**Dataset section**
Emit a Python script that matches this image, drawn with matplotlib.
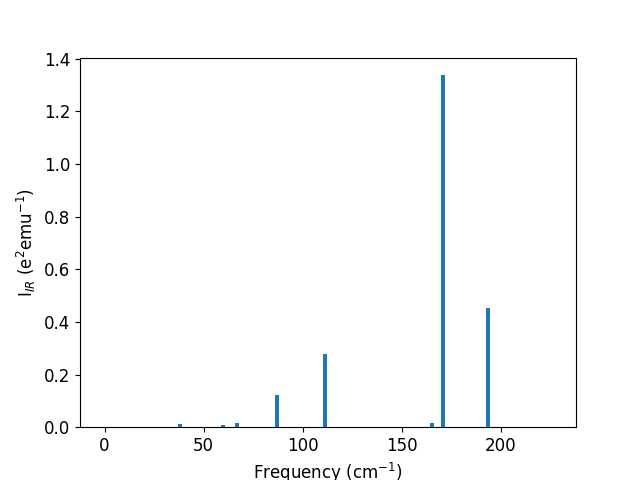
import numpy as np
import matplotlib
matplotlib.use('Agg')
import matplotlib.pyplot as plt

plt.rcParams['font.size'] = 12

# vibrational modes (cm^-1) and IR intensities
freqs = [0.0, 37.9, 60.0, 66.8, 86.9, 111.3, 165.2, 170.7, 193.4, 225.5]
intens = [0.0, 0.011, 0.007, 0.015, 0.121, 0.277, 0.015, 1.337, 0.452, 0.0]

fig, ax = plt.subplots(figsize=(6.4, 4.8), dpi=100)
ax.bar(freqs, intens, width=2.0, color='#1f77b4')
ax.set_xlabel(r'Frequency (cm$^{-1}$)')
ax.set_ylabel(r'I$_{IR}$ (e$^{2}$emu$^{-1}$)')
fig.savefig('out.png')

**Do this**
Every line is to be duplicated exactly, though pictures stay out.

**Full output**
Emit a Python script that matches this image, drawn with matplotlib.
import numpy as np
import matplotlib
matplotlib.use('Agg')
import matplotlib.pyplot as plt

plt.rcParams['font.size'] = 12

# vibrational modes (cm^-1) and IR intensities
freqs = [0.0, 37.9, 60.0, 66.8, 86.9, 111.3, 165.2, 170.7, 193.4, 225.5]
intens = [0.0, 0.011, 0.007, 0.015, 0.121, 0.277, 0.015, 1.337, 0.452, 0.0]

fig, ax = plt.subplots(figsize=(6.4, 4.8), dpi=100)
ax.bar(freqs, intens, width=2.0, color='#1f77b4')
ax.set_xlabel(r'Frequency (cm$^{-1}$)')
ax.set_ylabel(r'I$_{IR}$ (e$^{2}$emu$^{-1}$)')
fig.savefig('out.png')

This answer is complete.